EDIT: OK, I agree, that calculate this ratio isn't clear. I think that this equation is more natural: F_bob=F_rock. Then M_Bob*a_Bob=M_rock*a_rock. When you use acceleration def. (a=(Vf-Vi)/t) you can solve this.

 

[dulrich]

Sorry! The force calculation should be 225 N. Ok so for part b I did 225=75a and got a=3...

This part is right. Bob's acceleration is 3 m/s² in the opposite direction.

...and then plugged this into V^2=Vi^2 + 2aX and got 30 m/s where Vi was 30 m/s (velocity he started at after leaving the ball), a=3, X=1. So my answer is 30 m/s but the books says it's .20m/s.
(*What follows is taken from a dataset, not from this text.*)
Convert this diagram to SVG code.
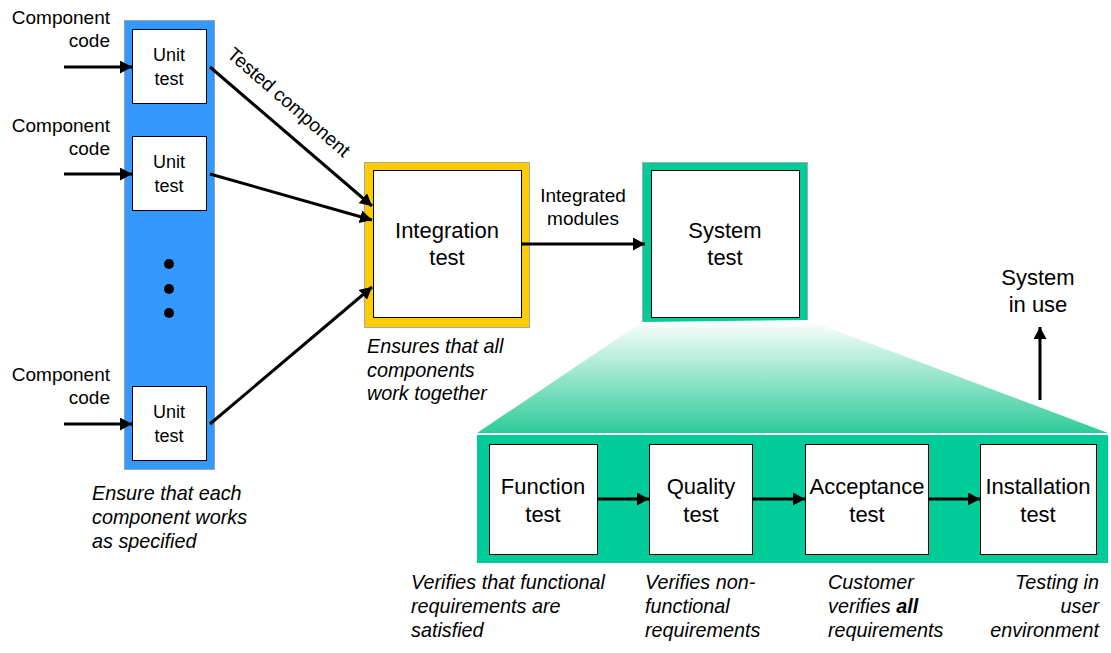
<svg xmlns="http://www.w3.org/2000/svg" width="1111" height="653" viewBox="0 0 1111 653">
<style>
text{font-family:"Liberation Sans",Arial,sans-serif;fill:#000}
.lbl{font-size:19px}
.unit{font-size:18px;text-anchor:middle}
.big{font-size:22px;text-anchor:middle}
.note{font-size:19.8px;font-style:italic}
.box{fill:#fff;stroke:#000;stroke-width:1}
.conn{stroke:#000;stroke-width:3;fill:none;marker-end:url(#ah)}
</style>
<defs>
<marker id="ah" markerUnits="userSpaceOnUse" markerWidth="13" markerHeight="13" refX="12" refY="6.5" orient="auto">
<path d="M0,0 L12,6.5 L0,13 z" fill="#000"/>
</marker>
<linearGradient id="fan" x1="0" y1="0" x2="0" y2="1">
<stop offset="0" stop-color="#ffffff"/>
<stop offset="1" stop-color="#2ecb98"/>
</linearGradient>
</defs>
<rect width="1111" height="653" fill="#fff"/>

<g id="unit-column">
<rect x="124.5" y="20.5" width="90" height="449" fill="#3399ff" stroke="#a0a0a0"/>
<circle cx="169" cy="264" r="5" fill="#000"/>
<circle cx="169" cy="289" r="5" fill="#000"/>
<circle cx="169" cy="313" r="5" fill="#000"/>
</g>
<g id="unit1">
<rect class="box" x="132.5" y="29.5" width="74" height="74"/>
<text class="unit" x="169" y="61">Unit</text>
<text class="unit" x="169" y="85">test</text>
</g>
<g id="unit2">
<rect class="box" x="132.5" y="136.5" width="74" height="74"/>
<text class="unit" x="169" y="168">Unit</text>
<text class="unit" x="169" y="192">test</text>
</g>
<g id="unit3">
<rect class="box" x="132.5" y="386.5" width="74" height="74"/>
<text class="unit" x="169" y="418">Unit</text>
<text class="unit" x="169" y="442">test</text>
</g>
<g id="code-labels">
<text class="lbl" x="110" y="24" text-anchor="end">Component</text>
<text class="lbl" x="110" y="47" text-anchor="end">code</text>
<text class="lbl" x="110" y="132" text-anchor="end">Component</text>
<text class="lbl" x="110" y="155" text-anchor="end">code</text>
<text class="lbl" x="110" y="381" text-anchor="end">Component</text>
<text class="lbl" x="110" y="404" text-anchor="end">code</text>
</g>
<g id="unit-note">
<text class="note" x="92" y="500">Ensure that each</text>
<text class="note" x="92" y="524">component works</text>
<text class="note" x="92" y="548">as specified</text>
</g>

<g id="integration">
<rect x="364.5" y="162.5" width="165" height="165" fill="#ffcc00" stroke="#a8a8a8"/>
<rect class="box" x="373.5" y="170.5" width="148" height="147"/>
<text class="big" x="447" y="238">Integration</text>
<text class="big" x="447" y="265">test</text>
<text class="note" x="367" y="353">Ensures that all</text>
<text class="note" x="367" y="377">components</text>
<text class="note" x="367" y="400">work together</text>
</g>

<g id="system">
<rect x="642" y="162" width="166" height="162" fill="#00cc99"/>
<path d="M642.5,324 V162.5 H807.5 V322" fill="none" stroke="#a8a8a8"/>
<rect class="box" x="651.5" y="170.5" width="148" height="147"/>
<text class="big" x="725" y="238">System</text>
<text class="big" x="725" y="265">test</text>
</g>

<g id="expansion">
<polygon points="642,322 808,320 1108,433 477,433" fill="url(#fan)"/>
<rect x="477" y="435" width="631" height="128" fill="#00cc99"/>
</g>

<g id="function">
<rect class="box" x="489.5" y="444.5" width="108" height="110"/>
<text class="big" x="543" y="494">Function</text>
<text class="big" x="543" y="522">test</text>
</g>
<g id="quality">
<rect class="box" x="649.5" y="444.5" width="103" height="110"/>
<text class="big" x="701" y="494">Quality</text>
<text class="big" x="701" y="522">test</text>
</g>
<g id="acceptance">
<rect class="box" x="805.5" y="444.5" width="123" height="110"/>
<text class="big" x="867" y="494" font-size="22.8">Acceptance</text>
<text class="big" x="867" y="522">test</text>
</g>
<g id="installation">
<rect class="box" x="980.5" y="444.5" width="116" height="110"/>
<text class="big" x="1038" y="494">Installation</text>
<text class="big" x="1038" y="522">test</text>
</g>

<g id="notes">
<text class="note" x="411" y="589">Verifies that functional</text>
<text class="note" x="411" y="613">requirements are</text>
<text class="note" x="411" y="637">satisfied</text>
<text class="note" x="645" y="589">Verifies non-</text>
<text class="note" x="645" y="613">functional</text>
<text class="note" x="645" y="637">requirements</text>
<text class="note" x="828" y="589">Customer</text>
<text class="note" x="828" y="613">verifies <tspan font-weight="bold">all</tspan></text>
<text class="note" x="828" y="637">requirements</text>
<text class="note" x="1099" y="589" text-anchor="end">Testing in</text>
<text class="note" x="1099" y="613" text-anchor="end">user</text>
<text class="note" x="1099" y="637" text-anchor="end">environment</text>
</g>

<g id="system-in-use">
<text class="big" x="1038" y="285">System</text>
<text class="big" x="1038" y="312">in use</text>
</g>

<g id="connectors">
<line class="conn" x1="64" y1="67" x2="132" y2="67"/>
<line class="conn" x1="64" y1="174" x2="132" y2="174"/>
<line class="conn" x1="64" y1="424" x2="132" y2="424"/>
<line class="conn" x1="210" y1="67" x2="372" y2="206"/>
<line class="conn" x1="210" y1="174" x2="372" y2="220"/>
<line class="conn" x1="210" y1="424" x2="372" y2="287"/>
<line class="conn" x1="522" y1="244" x2="645" y2="244"/>
<line class="conn" x1="598" y1="499" x2="649" y2="499"/>
<line class="conn" x1="753" y1="499" x2="805" y2="499"/>
<line class="conn" x1="929" y1="499" x2="980" y2="499"/>
<line class="conn" x1="1040" y1="400" x2="1040" y2="327"/>
<text class="lbl" x="226" y="56" transform="rotate(41 226 56)">Tested component</text>
<text class="lbl" x="583" y="202" text-anchor="middle">Integrated</text>
<text class="lbl" x="583" y="225" text-anchor="middle">modules</text>
</g>
</svg>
I'm very confused.

But this assumes that x = 1 meter for Bob, which is not necessarily true. He moves his hand 1 meter to launch the rock, but his body does not move 1 meter -- which is what you need to put into this formula to get the right answer. So how far does he move? You don't know. You need a different approach.

The one thing that is the same for both the rock and Bob is that the force on each is applied for the same amount of time. So how long does Bob spend launching the rock? (Hint: you need to use a formula that involves velocities, acceleration, and time). Use that time again with Bob's acceleration to find his final velocity. You should get the 0.2 m/s the book is quoting.